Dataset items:

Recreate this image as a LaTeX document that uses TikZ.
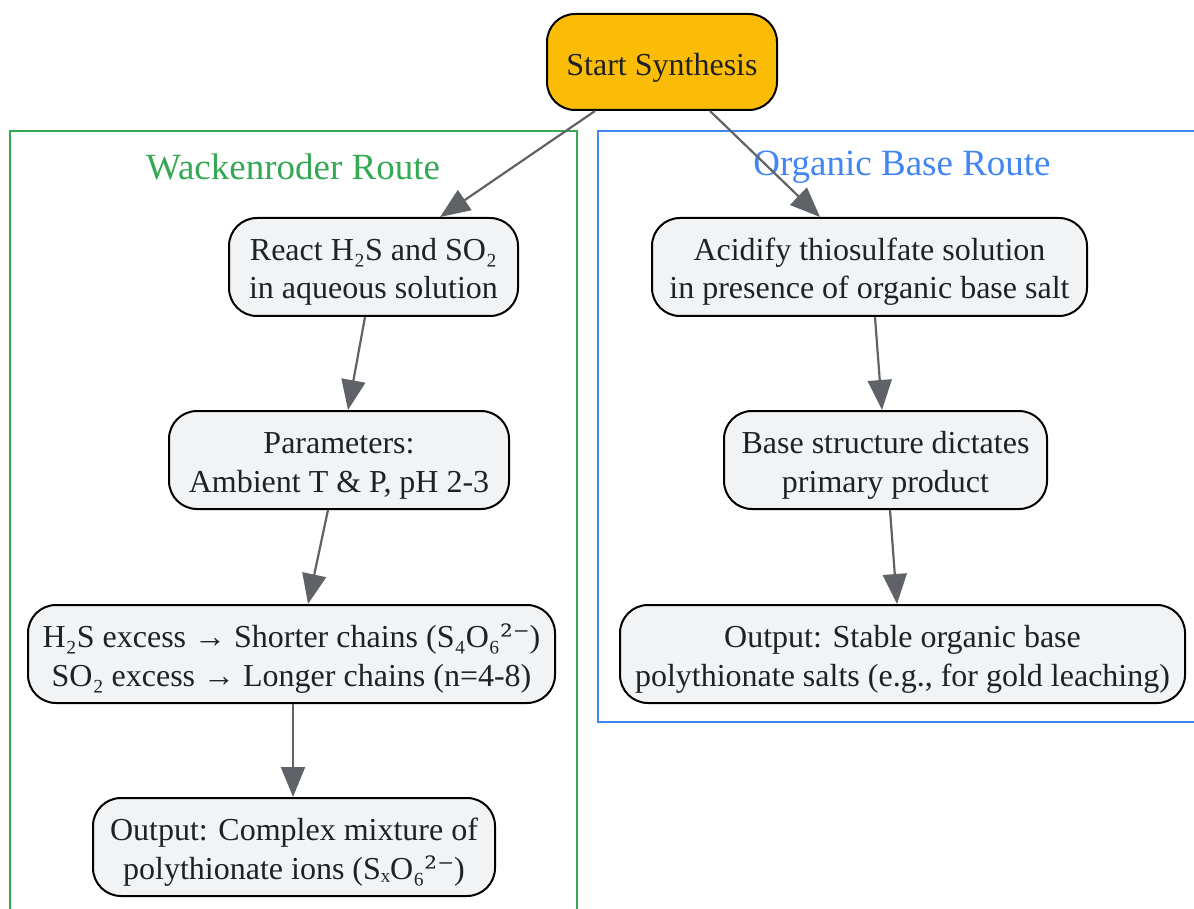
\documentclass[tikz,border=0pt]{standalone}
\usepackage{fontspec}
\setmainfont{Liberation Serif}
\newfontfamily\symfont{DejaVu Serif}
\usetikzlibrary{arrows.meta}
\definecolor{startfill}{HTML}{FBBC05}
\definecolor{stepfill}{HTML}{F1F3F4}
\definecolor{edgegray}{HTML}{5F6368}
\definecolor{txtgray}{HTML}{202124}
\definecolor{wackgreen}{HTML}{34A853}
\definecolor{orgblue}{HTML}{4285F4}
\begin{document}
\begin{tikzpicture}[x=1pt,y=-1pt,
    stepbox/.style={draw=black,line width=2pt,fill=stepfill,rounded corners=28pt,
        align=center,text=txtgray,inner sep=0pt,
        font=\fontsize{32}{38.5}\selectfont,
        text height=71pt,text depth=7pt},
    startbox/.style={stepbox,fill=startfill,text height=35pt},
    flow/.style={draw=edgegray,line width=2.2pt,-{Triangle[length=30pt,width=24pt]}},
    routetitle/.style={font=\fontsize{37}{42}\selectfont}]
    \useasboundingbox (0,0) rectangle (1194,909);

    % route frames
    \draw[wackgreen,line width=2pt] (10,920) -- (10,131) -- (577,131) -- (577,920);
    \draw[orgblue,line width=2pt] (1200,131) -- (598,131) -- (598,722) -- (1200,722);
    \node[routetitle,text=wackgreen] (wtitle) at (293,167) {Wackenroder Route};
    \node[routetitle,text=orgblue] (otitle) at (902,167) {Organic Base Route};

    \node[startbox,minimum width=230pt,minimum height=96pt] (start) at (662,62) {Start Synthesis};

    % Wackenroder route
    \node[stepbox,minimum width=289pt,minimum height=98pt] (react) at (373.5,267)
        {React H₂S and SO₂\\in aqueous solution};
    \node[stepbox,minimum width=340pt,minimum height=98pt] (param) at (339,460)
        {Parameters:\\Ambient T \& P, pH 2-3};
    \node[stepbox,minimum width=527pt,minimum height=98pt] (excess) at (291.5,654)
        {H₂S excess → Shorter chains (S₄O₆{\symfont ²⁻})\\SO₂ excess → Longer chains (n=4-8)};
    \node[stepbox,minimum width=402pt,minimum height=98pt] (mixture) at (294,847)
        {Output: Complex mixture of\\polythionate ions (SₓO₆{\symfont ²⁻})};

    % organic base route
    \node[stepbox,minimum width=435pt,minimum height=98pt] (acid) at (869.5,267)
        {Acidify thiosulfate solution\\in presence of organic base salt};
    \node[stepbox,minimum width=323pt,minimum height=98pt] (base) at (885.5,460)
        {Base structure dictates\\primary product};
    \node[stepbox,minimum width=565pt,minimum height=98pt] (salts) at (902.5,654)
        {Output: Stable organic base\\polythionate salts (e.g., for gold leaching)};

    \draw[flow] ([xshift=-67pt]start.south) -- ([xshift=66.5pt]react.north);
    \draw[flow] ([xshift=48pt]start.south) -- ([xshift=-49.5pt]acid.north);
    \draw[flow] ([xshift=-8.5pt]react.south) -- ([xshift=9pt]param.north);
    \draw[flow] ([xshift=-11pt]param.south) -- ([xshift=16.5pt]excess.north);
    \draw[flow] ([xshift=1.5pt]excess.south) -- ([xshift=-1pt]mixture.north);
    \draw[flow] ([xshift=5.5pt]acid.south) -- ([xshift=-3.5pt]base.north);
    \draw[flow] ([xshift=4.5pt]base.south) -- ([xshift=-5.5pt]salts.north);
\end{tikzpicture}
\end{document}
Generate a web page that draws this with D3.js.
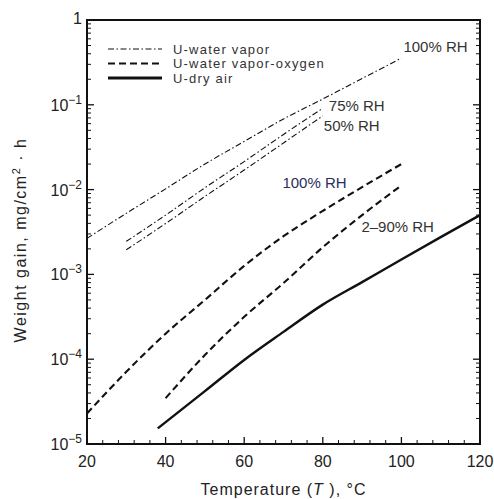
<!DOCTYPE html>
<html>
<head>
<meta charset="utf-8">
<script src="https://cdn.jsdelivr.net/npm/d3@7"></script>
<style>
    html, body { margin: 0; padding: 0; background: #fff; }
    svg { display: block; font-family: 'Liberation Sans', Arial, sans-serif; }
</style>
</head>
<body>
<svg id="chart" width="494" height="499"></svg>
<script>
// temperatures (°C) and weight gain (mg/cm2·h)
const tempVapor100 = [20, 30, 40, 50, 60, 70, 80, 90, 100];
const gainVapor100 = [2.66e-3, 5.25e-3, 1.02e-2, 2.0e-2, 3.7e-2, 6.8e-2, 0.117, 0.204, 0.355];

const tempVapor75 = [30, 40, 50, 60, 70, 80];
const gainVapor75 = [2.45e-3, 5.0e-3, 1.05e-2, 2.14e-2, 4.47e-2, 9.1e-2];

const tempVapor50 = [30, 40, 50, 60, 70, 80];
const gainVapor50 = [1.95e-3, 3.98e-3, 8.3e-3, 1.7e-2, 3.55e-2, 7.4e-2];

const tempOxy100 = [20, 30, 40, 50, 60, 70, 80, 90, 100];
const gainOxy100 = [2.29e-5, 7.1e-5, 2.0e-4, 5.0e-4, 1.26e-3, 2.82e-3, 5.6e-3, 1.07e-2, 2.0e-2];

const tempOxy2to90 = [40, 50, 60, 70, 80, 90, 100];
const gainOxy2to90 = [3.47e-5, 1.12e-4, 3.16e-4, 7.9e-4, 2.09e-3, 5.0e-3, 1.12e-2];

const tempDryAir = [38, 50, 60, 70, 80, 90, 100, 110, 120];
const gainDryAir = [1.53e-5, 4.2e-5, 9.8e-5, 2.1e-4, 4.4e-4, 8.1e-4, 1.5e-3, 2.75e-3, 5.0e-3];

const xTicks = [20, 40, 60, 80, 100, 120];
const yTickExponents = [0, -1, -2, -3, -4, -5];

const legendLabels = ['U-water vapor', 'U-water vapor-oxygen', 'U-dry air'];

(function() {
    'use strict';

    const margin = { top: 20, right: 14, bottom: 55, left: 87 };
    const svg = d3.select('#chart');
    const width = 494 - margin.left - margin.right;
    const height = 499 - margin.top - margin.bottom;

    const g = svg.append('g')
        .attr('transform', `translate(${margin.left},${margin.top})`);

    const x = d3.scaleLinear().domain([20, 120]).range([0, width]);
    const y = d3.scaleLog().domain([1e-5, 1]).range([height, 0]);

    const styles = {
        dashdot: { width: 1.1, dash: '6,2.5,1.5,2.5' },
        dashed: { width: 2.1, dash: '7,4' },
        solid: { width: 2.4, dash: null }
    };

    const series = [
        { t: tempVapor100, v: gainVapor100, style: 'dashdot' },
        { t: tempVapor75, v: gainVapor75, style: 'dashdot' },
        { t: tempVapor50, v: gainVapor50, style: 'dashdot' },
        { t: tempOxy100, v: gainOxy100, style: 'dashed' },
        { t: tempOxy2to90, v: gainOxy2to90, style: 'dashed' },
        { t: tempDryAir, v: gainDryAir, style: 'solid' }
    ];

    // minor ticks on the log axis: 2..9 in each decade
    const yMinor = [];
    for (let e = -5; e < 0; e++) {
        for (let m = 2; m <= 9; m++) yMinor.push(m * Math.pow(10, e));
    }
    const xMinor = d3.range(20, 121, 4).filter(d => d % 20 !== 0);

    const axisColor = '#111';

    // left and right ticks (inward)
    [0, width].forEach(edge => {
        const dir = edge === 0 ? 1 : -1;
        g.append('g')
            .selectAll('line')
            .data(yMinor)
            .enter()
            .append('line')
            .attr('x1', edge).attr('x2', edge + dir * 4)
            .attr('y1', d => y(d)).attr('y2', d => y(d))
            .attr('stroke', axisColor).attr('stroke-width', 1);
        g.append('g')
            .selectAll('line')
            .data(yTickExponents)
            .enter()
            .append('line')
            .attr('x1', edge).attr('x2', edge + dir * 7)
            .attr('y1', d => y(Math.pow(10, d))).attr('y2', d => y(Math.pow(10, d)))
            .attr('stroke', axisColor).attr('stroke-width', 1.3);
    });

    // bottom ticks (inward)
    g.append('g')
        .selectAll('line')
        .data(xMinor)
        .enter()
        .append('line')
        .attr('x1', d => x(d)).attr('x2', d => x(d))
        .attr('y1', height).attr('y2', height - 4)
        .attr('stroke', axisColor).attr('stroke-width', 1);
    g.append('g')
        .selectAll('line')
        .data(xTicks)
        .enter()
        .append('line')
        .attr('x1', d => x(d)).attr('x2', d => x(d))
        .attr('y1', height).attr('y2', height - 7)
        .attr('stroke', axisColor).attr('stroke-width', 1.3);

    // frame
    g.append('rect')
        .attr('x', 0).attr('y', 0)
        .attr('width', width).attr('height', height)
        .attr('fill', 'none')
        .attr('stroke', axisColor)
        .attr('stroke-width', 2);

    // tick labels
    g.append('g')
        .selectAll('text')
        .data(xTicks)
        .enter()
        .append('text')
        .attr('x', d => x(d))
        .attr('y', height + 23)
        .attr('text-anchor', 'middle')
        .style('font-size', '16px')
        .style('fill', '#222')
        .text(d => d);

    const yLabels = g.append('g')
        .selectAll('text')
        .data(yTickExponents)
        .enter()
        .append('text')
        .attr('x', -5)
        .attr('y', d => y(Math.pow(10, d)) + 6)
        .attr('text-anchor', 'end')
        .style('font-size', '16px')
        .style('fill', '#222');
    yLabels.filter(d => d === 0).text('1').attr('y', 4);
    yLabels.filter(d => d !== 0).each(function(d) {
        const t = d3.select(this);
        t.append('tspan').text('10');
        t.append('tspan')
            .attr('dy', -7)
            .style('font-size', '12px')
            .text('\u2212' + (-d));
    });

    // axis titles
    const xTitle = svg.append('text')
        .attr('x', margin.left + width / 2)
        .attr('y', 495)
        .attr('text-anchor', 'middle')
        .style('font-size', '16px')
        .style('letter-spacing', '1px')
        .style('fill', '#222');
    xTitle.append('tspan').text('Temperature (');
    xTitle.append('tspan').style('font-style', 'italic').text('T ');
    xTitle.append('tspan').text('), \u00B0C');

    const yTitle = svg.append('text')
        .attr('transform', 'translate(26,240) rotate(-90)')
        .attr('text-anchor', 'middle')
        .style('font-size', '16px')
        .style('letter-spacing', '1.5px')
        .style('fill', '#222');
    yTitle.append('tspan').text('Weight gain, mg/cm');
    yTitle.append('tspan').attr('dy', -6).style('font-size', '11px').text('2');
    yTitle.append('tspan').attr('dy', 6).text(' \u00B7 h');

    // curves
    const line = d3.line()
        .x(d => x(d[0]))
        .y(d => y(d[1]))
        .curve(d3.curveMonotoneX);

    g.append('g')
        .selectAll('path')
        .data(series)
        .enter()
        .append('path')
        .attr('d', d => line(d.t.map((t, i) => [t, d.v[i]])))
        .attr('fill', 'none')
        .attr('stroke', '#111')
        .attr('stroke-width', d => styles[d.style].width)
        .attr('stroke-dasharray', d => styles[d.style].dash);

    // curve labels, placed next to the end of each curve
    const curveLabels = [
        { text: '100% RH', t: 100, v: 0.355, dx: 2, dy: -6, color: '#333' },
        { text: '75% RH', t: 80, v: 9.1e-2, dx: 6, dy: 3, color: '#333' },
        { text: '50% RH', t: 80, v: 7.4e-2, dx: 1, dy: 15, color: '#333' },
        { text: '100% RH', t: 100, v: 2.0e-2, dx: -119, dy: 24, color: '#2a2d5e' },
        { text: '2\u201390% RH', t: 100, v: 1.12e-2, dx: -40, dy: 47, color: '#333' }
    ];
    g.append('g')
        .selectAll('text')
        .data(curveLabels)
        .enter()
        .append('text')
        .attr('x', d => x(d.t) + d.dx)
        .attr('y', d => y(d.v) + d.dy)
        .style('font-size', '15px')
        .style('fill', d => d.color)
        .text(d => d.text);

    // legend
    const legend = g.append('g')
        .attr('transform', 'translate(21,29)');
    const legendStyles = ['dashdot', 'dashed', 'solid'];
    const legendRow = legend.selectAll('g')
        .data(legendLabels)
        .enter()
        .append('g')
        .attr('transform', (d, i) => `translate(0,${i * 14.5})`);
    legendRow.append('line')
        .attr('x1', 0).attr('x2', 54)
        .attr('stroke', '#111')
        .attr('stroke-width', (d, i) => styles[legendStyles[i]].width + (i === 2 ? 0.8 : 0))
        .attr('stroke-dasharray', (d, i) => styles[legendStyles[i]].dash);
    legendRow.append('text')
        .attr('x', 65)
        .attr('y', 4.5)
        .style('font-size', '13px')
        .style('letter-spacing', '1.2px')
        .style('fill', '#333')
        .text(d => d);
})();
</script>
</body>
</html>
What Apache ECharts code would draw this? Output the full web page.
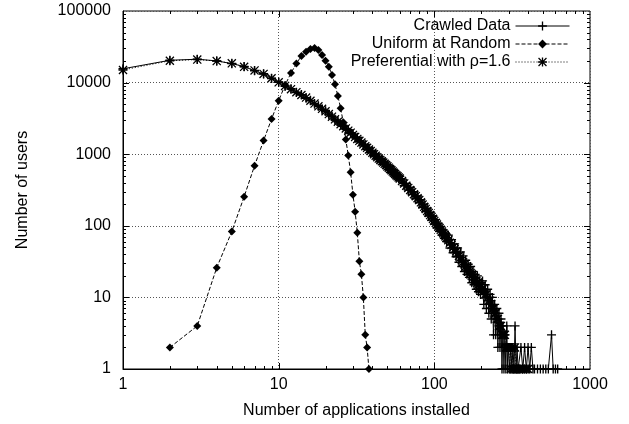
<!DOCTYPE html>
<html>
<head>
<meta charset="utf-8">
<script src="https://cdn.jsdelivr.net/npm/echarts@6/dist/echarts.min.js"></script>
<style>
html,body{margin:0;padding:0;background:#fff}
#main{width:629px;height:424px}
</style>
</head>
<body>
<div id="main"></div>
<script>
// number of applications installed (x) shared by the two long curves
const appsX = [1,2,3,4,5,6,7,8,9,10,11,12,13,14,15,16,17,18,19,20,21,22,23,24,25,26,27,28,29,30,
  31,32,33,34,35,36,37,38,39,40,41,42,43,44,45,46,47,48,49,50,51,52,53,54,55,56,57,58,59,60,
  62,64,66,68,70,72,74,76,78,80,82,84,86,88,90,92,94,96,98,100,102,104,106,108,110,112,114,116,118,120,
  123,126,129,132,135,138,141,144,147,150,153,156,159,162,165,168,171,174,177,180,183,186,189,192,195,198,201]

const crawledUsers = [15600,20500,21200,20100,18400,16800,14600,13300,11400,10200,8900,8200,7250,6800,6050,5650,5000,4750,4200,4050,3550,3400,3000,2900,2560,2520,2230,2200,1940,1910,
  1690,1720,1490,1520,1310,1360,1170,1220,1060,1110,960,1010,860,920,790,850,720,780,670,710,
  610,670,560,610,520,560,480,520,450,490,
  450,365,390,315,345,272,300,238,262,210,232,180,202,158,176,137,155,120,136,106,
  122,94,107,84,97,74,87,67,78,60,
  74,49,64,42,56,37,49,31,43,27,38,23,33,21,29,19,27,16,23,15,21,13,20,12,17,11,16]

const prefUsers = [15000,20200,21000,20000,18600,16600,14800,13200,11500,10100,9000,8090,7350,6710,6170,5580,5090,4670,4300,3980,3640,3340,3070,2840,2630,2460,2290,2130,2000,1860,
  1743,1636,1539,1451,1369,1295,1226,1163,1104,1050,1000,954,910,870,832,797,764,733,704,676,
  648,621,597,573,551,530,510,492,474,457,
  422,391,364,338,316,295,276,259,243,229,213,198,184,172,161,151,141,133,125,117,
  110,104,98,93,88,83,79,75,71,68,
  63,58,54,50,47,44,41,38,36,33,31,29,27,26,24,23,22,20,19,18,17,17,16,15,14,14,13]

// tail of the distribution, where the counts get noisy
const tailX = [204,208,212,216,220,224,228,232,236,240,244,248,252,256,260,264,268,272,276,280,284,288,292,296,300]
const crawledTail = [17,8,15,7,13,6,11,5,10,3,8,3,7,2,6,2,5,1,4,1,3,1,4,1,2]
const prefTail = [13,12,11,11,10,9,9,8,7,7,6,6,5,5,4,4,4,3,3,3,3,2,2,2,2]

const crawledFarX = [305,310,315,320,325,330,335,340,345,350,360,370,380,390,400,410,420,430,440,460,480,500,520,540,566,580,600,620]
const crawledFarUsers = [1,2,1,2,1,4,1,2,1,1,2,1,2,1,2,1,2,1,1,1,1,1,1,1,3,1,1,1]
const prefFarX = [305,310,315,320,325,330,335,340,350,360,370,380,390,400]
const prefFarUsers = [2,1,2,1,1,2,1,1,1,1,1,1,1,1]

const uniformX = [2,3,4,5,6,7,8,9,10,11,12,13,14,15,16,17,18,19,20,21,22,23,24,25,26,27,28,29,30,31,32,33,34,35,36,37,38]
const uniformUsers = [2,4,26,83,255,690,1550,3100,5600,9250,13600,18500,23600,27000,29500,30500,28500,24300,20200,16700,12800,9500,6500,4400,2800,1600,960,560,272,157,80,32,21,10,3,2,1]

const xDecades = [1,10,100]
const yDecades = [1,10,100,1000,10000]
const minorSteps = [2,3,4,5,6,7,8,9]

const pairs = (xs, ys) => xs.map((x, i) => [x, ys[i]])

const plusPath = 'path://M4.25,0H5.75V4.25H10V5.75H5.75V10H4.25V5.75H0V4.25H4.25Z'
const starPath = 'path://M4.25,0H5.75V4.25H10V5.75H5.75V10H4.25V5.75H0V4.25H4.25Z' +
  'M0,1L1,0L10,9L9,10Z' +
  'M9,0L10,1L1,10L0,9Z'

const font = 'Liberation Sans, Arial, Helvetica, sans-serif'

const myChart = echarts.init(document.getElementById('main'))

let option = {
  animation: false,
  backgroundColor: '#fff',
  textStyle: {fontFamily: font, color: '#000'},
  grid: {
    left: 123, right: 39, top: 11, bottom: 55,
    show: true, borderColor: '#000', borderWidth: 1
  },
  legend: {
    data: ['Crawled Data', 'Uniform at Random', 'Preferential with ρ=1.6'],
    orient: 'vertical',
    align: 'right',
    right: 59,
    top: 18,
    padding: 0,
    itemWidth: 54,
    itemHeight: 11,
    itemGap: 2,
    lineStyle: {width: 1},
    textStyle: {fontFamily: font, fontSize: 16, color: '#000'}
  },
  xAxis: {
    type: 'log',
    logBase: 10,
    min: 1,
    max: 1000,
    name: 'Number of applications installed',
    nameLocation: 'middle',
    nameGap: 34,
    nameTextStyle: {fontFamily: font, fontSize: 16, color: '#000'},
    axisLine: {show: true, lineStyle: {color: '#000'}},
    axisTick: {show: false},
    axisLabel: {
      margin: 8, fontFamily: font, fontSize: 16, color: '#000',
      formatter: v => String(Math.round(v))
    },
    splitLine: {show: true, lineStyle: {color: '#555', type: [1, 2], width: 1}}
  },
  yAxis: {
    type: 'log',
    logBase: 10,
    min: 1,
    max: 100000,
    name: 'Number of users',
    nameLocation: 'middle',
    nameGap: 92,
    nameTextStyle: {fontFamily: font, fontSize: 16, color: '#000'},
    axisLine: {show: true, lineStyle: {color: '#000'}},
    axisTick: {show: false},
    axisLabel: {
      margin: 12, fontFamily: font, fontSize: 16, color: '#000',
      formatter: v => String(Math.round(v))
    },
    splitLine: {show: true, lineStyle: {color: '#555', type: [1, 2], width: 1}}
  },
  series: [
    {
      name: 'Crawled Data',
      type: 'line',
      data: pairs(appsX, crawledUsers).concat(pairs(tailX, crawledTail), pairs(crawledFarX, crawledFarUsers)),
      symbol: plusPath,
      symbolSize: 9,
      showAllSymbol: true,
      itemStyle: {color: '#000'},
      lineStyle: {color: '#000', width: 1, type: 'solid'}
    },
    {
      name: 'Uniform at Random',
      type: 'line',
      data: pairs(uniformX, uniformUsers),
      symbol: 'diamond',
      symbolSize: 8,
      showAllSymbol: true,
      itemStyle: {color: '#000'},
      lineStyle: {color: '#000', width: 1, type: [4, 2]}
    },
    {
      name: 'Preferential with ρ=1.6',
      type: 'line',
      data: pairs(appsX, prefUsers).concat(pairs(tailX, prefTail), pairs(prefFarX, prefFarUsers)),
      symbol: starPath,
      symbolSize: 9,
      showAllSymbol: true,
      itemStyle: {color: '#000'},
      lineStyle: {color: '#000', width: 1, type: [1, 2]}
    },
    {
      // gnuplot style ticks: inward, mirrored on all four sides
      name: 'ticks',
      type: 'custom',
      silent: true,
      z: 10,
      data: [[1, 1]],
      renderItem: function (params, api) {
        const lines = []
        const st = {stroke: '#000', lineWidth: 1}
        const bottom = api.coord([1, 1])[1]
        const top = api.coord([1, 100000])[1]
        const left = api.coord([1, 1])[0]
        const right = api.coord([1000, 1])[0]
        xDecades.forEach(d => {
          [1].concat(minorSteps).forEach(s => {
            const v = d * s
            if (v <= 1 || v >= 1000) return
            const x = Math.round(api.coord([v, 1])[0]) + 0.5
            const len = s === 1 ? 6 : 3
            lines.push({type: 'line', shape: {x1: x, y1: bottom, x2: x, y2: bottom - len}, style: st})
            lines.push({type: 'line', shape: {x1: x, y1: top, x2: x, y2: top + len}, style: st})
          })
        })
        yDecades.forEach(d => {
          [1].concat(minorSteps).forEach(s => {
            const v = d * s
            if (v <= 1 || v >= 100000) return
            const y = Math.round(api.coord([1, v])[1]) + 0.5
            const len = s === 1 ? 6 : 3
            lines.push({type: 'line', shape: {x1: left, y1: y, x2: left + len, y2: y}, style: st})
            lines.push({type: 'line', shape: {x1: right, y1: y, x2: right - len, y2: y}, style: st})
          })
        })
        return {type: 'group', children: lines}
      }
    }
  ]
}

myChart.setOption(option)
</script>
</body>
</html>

**TASK STATEMENT**
In the records above, locate each line with the word "page". Copy all such lines.

**RESULT**
Generate a web page that draws this with D3.js.
What Apache ECharts code would draw this? Output the full web page.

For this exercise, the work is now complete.